(CNSNews.com) -- Secretary of Defense Leon Panetta said the United States does have plans to draw down its military personnel from Afghanistan by the end of 2014, but that the United States is “not departing Afghanistan.”
“Well, first and foremost, we're not departing Afghanistan. We are going to maintain an enduring presence in Afghanistan beyond 2014,” Panetta said at a Wednesday press conference alongside Afghan President Hamid Karzai in Kabul, Afghanistan.
He continued, “We'll be drawing down our forces. Obviously, the Afghan army will assume full responsibility for the security of the country. But we will be there to provide support, to provide training, to provide assistance, to provide help on counterterrorism, and to provide support for the forces that are here. So we will be maintaining an enduring presence here.”
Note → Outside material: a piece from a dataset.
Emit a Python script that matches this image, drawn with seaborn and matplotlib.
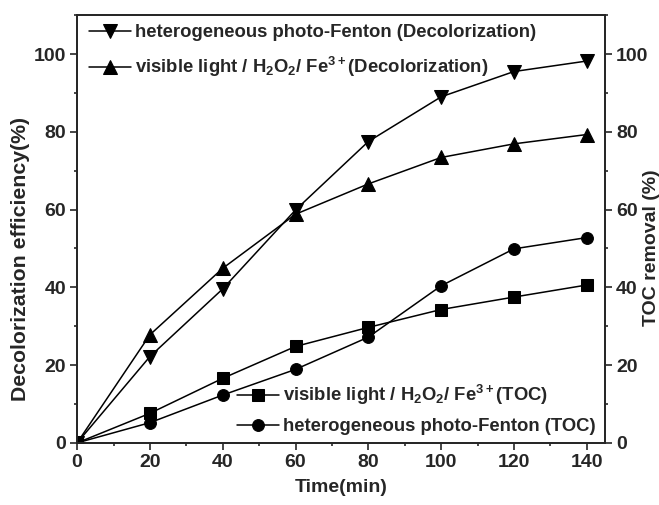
import matplotlib
matplotlib.use("Agg")
import matplotlib.pyplot as plt
import seaborn as sns
import pandas as pd
from matplotlib.ticker import MultipleLocator

sns.set_style("ticks")
plt.rcParams['font.family'] = ['Liberation Sans', 'DejaVu Sans']
plt.rcParams['font.weight'] = 'bold'
plt.rcParams['mathtext.fontset'] = 'custom'
plt.rcParams['mathtext.rm'] = 'Liberation Sans:bold'
plt.rcParams['mathtext.it'] = 'Liberation Sans:bold'
plt.rcParams['mathtext.bf'] = 'Liberation Sans:bold'
plt.rcParams['mathtext.default'] = 'rm'

time = [0, 20, 40, 60, 80, 100, 120, 140]
hetero_decol = [0, 22.2, 39.6, 59.9, 77.5, 89.0, 95.5, 98.2]
visible_decol = [0, 27.8, 44.9, 58.8, 66.6, 73.4, 76.9, 79.3]
visible_toc = [0, 7.6, 16.6, 24.8, 29.7, 34.3, 37.5, 40.6]
hetero_toc = [0, 5.2, 12.3, 18.9, 27.2, 40.4, 49.9, 52.8]

lab_hd = "heterogeneous photo-Fenton (Decolorization)"
lab_vd = r"visible light / H$_2$O$_2$/ Fe$^{3+}$(Decolorization)"
lab_vt = r"visible light / H$_2$O$_2$/ Fe$^{3+}$(TOC)"
lab_ht = "heterogeneous photo-Fenton (TOC)"

df = pd.DataFrame({"time": time, "hd": hetero_decol, "vd": visible_decol,
                   "vt": visible_toc, "ht": hetero_toc})

fig = plt.figure(figsize=(6.59, 5.05), dpi=100)
ax = fig.add_axes([0.117, 0.123, 0.801, 0.847])
ax2 = ax.twinx()

kw = dict(color="black", linewidth=1.1, markersize=10, markeredgecolor="black")
kw2 = dict(color="black", linewidth=1.1, markersize=8.5, markeredgecolor="black")
sns.lineplot(data=df, x="time", y="hd", marker="v", ax=ax, label=lab_hd, **kw)
sns.lineplot(data=df, x="time", y="vd", marker="^", ax=ax, label=lab_vd, **kw)
sns.lineplot(data=df, x="time", y="vt", marker="s", ax=ax2, label=lab_vt, **kw2)
sns.lineplot(data=df, x="time", y="ht", marker="o", ax=ax2, label=lab_ht, **kw2)

for a in (ax, ax2):
    a.set_xlim(0, 145)
    a.set_ylim(0, 110)
    a.yaxis.set_major_locator(MultipleLocator(20))
    a.yaxis.set_minor_locator(MultipleLocator(10))
    a.tick_params(axis='both', which='major', direction='out', length=5, width=1.2,
                  labelsize=14, pad=3)
    a.tick_params(axis='both', which='minor', direction='out', length=2.5, width=1.2)
    for s in a.spines.values():
        s.set_linewidth(1.3)
        s.set_visible(True)
ax.xaxis.set_major_locator(MultipleLocator(20))
ax.xaxis.set_minor_locator(MultipleLocator(10))
ax.tick_params(axis='y', which='both', right=False)
ax2.tick_params(axis='y', which='both', left=False, right=True)

for lbl in ax.get_xticklabels() + ax.get_yticklabels() + ax2.get_yticklabels():
    lbl.set_fontweight('bold')

ax.set_xlabel("Time(min)", fontsize=14, fontweight='bold', labelpad=6)
ax.set_ylabel("Decolorization efficiency(%)", fontsize=15.3, fontweight='bold')
ax.yaxis.set_label_coords(-0.09, 0.43)
ax2.set_ylabel("TOC removal (%)", fontsize=14, fontweight='bold')
ax2.yaxis.set_label_coords(1.073, 0.456)

leg1 = ax.legend(loc="upper left", frameon=False, fontsize=13.3, handlelength=2.3,
                 handletextpad=0.2, labelspacing=0.73, borderaxespad=0.1,
                 bbox_to_anchor=(0.005, 1.0))
leg2 = ax2.legend(loc="lower right", frameon=False, fontsize=13.3, handlelength=2.3,
                  handletextpad=0.2, labelspacing=0.6, borderaxespad=0.1,
                  bbox_to_anchor=(1.0, -0.004))
for leg in (leg1, leg2):
    for t in leg.get_texts():
        t.set_fontweight('bold')

fig.savefig("out.png", dpi=100)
When asked about the number of American troops who will remain in Afghanistan beyond 2014, Panetta said it would be revealed when Karzai and President Barack Obama “feel it is appropriate.”
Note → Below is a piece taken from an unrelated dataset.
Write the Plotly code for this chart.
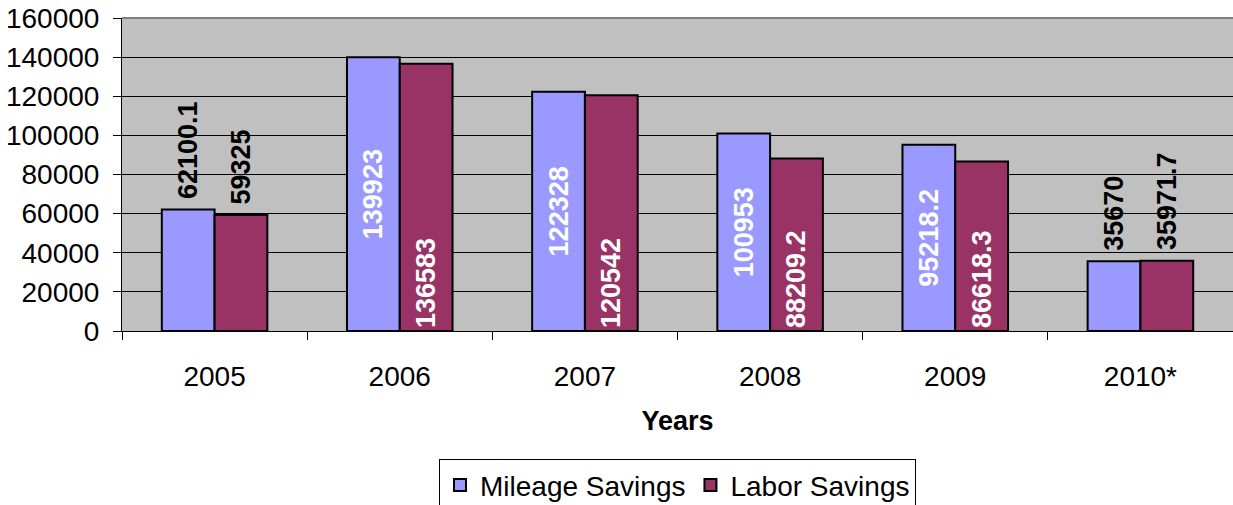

“With regards to the -- the number on the enduring presence, that will be an issue that will be discussed by the president with President Karzai, in consultation with him,” Panetta said. “And then ultimately I assume when they feel it is appropriate, that will be revealed to not only the American people, but the Afghan people as well.”
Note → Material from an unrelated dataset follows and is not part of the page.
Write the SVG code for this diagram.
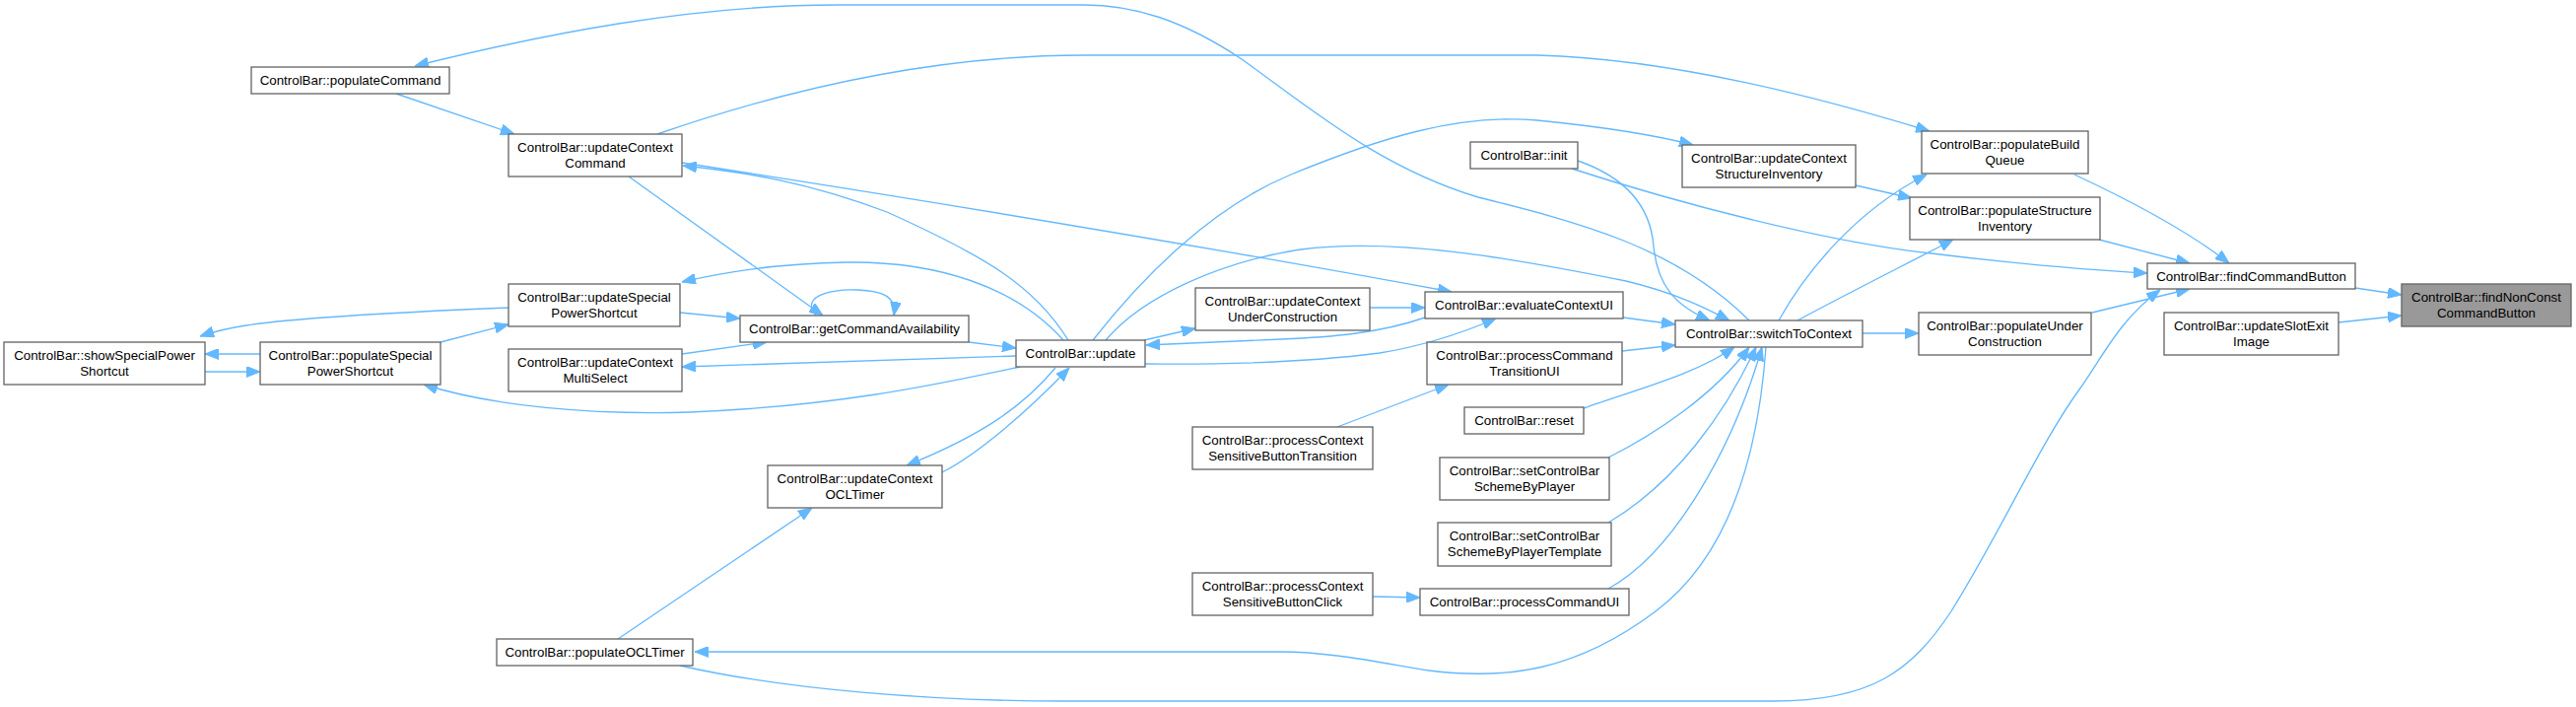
<svg xmlns="http://www.w3.org/2000/svg" width="2614" height="717" viewBox="0 0 2614 717">
<style>
.node rect{fill:#ffffff;stroke:#666666;stroke-width:1.33}
.node.main rect{fill:#999999}
text{font-family:"Liberation Sans",Arial,Helvetica,sans-serif;font-size:13.33px;text-anchor:middle;fill:#000000}
.edges path{fill:none;stroke:#63b8ff;stroke-width:1.33;marker-end:url(#arr)}
</style>
<defs>
<marker id="arr" markerUnits="userSpaceOnUse" markerWidth="14" markerHeight="11" viewBox="0 0 14 11" refX="14" refY="5.5" orient="auto">
<path d="M0,0 L14,5.5 L0,11 z" fill="#63b8ff" stroke="#63b8ff" stroke-width="1"/>
</marker>
</defs>
<rect width="2614" height="717" fill="#ffffff"/>
<g class="edges" id="edges">
<path d="M2390,292 L2437,299"/>
<path d="M2373,327 L2437,320"/>
<path d="M2105,177 C2150,198 2215,230 2262,267"/>
<path d="M2130,243 L2222,267"/>
<path d="M1595,171 C1700,205 1850,245 1960,257 C2050,268 2120,274 2179,277"/>
<path d="M2123,317 L2222,293"/>
<path d="M690,675 C800,700 950,711 1080,711 L1800,711 C1900,711 1940,680 1980,620 C2030,540 2070,450 2110,395 C2135,360 2150,325 2192,294"/>
<path d="M1805,325 C1830,280 1880,215 1955,177"/>
<path d="M667,136 C800,90 950,56 1100,56 L1560,56 C1700,60 1850,100 1958,133"/>
<path d="M1883,188 L1940,201"/>
<path d="M1824,325 C1870,300 1940,265 1982,243"/>
<path d="M1890,338 L1947,338"/>
<path d="M1775,325 C1700,250 1600,225 1500,200 C1400,170 1330,110 1260,60 C1200,20 1150,5 1100,5 L850,5 C700,5 550,35 421,67"/>
<path d="M402,95 L522,136"/>
<path d="M638,179 L835,320"/>
<path d="M1084,345 C1050,290 1000,260 900,215 C820,185 760,175 693,168"/>
<path d="M692,165 C950,205 1250,255 1473,296"/>
<path d="M1079,345 C1030,290 950,265 860,266 C790,267 730,277 692,286"/>
<path d="M1109,345 C1160,280 1230,210 1310,177 C1400,140 1480,115 1560,122 C1620,128 1680,137 1718,147"/>
<path d="M1122,345 C1160,300 1240,265 1320,253 C1420,240 1550,265 1650,285 C1700,297 1730,312 1755,325"/>
<path d="M1601,163 C1650,180 1675,210 1678,250 C1682,290 1700,310 1735,325"/>
<path d="M1390,312 L1446,312"/>
<path d="M1446,322 C1400,338 1350,342 1300,344 C1250,346 1200,348 1163,350"/>
<path d="M1161,345 L1213,333"/>
<path d="M1162,369 C1250,370 1330,367 1400,358 C1450,350 1490,335 1518,323"/>
<path d="M1647,322 L1700,329"/>
<path d="M1646,356 L1700,350"/>
<path d="M1607,414 C1660,395 1720,380 1760,352"/>
<path d="M1632,464 C1680,440 1740,400 1775,352"/>
<path d="M1632,530 C1700,490 1750,420 1782,352"/>
<path d="M1632,597 C1700,560 1760,450 1788,352"/>
<path d="M1792,352 C1785,450 1760,560 1680,620 C1600,680 1530,690 1450,680 C1400,672 1350,661 1300,661 L705,661"/>
<path d="M1357,433 L1470,390"/>
<path d="M1393,605 L1441,606"/>
<path d="M983,347 L1031,353"/>
<path d="M1031,361 L692,372"/>
<path d="M1035,372 C950,390 850,412 700,418 C600,421 500,412 430,390"/>
<path d="M690,317 L751,323"/>
<path d="M692,359 L778,347"/>
<path d="M828,320 C810,298 850,293 870,294 C895,295 910,300 907,320"/>
<path d="M516,312 C420,316 300,322 250,330 C230,333 215,337 203,341"/>
<path d="M447,347 L516,329"/>
<path d="M264,359 L208,359"/>
<path d="M208,377 L264,377"/>
<path d="M1071,373 C1040,410 1000,440 920,472"/>
<path d="M956,479 C990,462 1040,420 1085,373"/>
<path d="M627,648 L824,515"/>
</g>
<g class="node main" id="findNonConstCommandButton"><rect x="2437" y="288" width="172" height="43"/><text x="2523" y="306">ControlBar::findNonConst</text><text x="2523" y="322">CommandButton</text></g>
<g class="node" id="findCommandButton"><rect x="2179" y="267" width="211" height="26"/><text x="2284.5" y="284.5">ControlBar::findCommandButton</text></g>
<g class="node" id="updateSlotExitImage"><rect x="2196" y="317" width="177" height="43"/><text x="2284.5" y="335">ControlBar::updateSlotExit</text><text x="2284.5" y="351">Image</text></g>
<g class="node" id="populateBuildQueue"><rect x="1950" y="133" width="169" height="43"/><text x="2034.5" y="151">ControlBar::populateBuild</text><text x="2034.5" y="167">Queue</text></g>
<g class="node" id="populateStructureInventory"><rect x="1938" y="200" width="193" height="43"/><text x="2034.5" y="218">ControlBar::populateStructure</text><text x="2034.5" y="234">Inventory</text></g>
<g class="node" id="populateUnderConstruction"><rect x="1947" y="317" width="175" height="43"/><text x="2034.5" y="335">ControlBar::populateUnder</text><text x="2034.5" y="351">Construction</text></g>
<g class="node" id="init"><rect x="1492" y="144" width="109" height="27"/><text x="1546.5" y="162">ControlBar::init</text></g>
<g class="node" id="updateContextStructureInventory"><rect x="1707" y="147" width="176" height="43"/><text x="1795" y="165">ControlBar::updateContext</text><text x="1795" y="181">StructureInventory</text></g>
<g class="node" id="switchToContext"><rect x="1700" y="325" width="190" height="27"/><text x="1795" y="343">ControlBar::switchToContext</text></g>
<g class="node" id="evaluateContextUI"><rect x="1446" y="296" width="201" height="27"/><text x="1546.5" y="314">ControlBar::evaluateContextUI</text></g>
<g class="node" id="processCommandTransitionUI"><rect x="1448" y="347" width="198" height="43"/><text x="1547" y="365">ControlBar::processCommand</text><text x="1547" y="381">TransitionUI</text></g>
<g class="node" id="reset"><rect x="1486" y="413" width="121" height="27"/><text x="1546.5" y="431">ControlBar::reset</text></g>
<g class="node" id="setControlBarSchemeByPlayer"><rect x="1461" y="464" width="172" height="43"/><text x="1547" y="482">ControlBar::setControlBar</text><text x="1547" y="498">SchemeByPlayer</text></g>
<g class="node" id="setControlBarSchemeByPlayerTemplate"><rect x="1459" y="530" width="176" height="44"/><text x="1547" y="548">ControlBar::setControlBar</text><text x="1547" y="564">SchemeByPlayerTemplate</text></g>
<g class="node" id="processCommandUI"><rect x="1441" y="597" width="212" height="27"/><text x="1547" y="615">ControlBar::processCommandUI</text></g>
<g class="node" id="updateContextUnderConstruction"><rect x="1213" y="292" width="177" height="43"/><text x="1301.5" y="310">ControlBar::updateContext</text><text x="1301.5" y="326">UnderConstruction</text></g>
<g class="node" id="processContextSensitiveButtonTransition"><rect x="1210" y="433" width="183" height="43"/><text x="1301.5" y="451">ControlBar::processContext</text><text x="1301.5" y="467">SensitiveButtonTransition</text></g>
<g class="node" id="processContextSensitiveButtonClick"><rect x="1210" y="581" width="183" height="43"/><text x="1301.5" y="599">ControlBar::processContext</text><text x="1301.5" y="615">SensitiveButtonClick</text></g>
<g class="node" id="update"><rect x="1031" y="345" width="131" height="27"/><text x="1096.5" y="363">ControlBar::update</text></g>
<g class="node" id="getCommandAvailability"><rect x="751" y="320" width="232" height="27"/><text x="867" y="338">ControlBar::getCommandAvailability</text></g>
<g class="node" id="updateContextOCLTimer"><rect x="779" y="472" width="177" height="43"/><text x="867.5" y="490">ControlBar::updateContext</text><text x="867.5" y="506">OCLTimer</text></g>
<g class="node" id="updateContextCommand"><rect x="516" y="136" width="176" height="43"/><text x="604" y="154">ControlBar::updateContext</text><text x="604" y="170">Command</text></g>
<g class="node" id="updateSpecialPowerShortcut"><rect x="516" y="288" width="174" height="43"/><text x="603" y="306">ControlBar::updateSpecial</text><text x="603" y="322">PowerShortcut</text></g>
<g class="node" id="updateContextMultiSelect"><rect x="516" y="354" width="176" height="43"/><text x="604" y="372">ControlBar::updateContext</text><text x="604" y="388">MultiSelect</text></g>
<g class="node" id="populateOCLTimer"><rect x="504" y="648" width="199" height="27"/><text x="603.5" y="666">ControlBar::populateOCLTimer</text></g>
<g class="node" id="populateCommand"><rect x="255" y="68" width="201" height="27"/><text x="355.5" y="86">ControlBar::populateCommand</text></g>
<g class="node" id="showSpecialPowerShortcut"><rect x="4" y="347" width="204" height="43"/><text x="106" y="365">ControlBar::showSpecialPower</text><text x="106" y="381">Shortcut</text></g>
<g class="node" id="populateSpecialPowerShortcut"><rect x="264" y="347" width="183" height="43"/><text x="355.5" y="365">ControlBar::populateSpecial</text><text x="355.5" y="381">PowerShortcut</text></g>
</svg>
Karzai echoed that sentiment, saying specific numbers would be discussed when he visits Washington, D.C. during the week of Jan. 7.
The Obama administration has said that it plans to remove all U.S. combat troops from Afghanistan by Dec., 31 2014, which is also when the Afghan National Security Force (ANSF) is expected to take full responsibility of security operations.
According to the CNSNews.com Afghan War Casualties Index, 2,053 American soldiers have been killed in Afghanistan since the beginning of U.S. operations in 2001.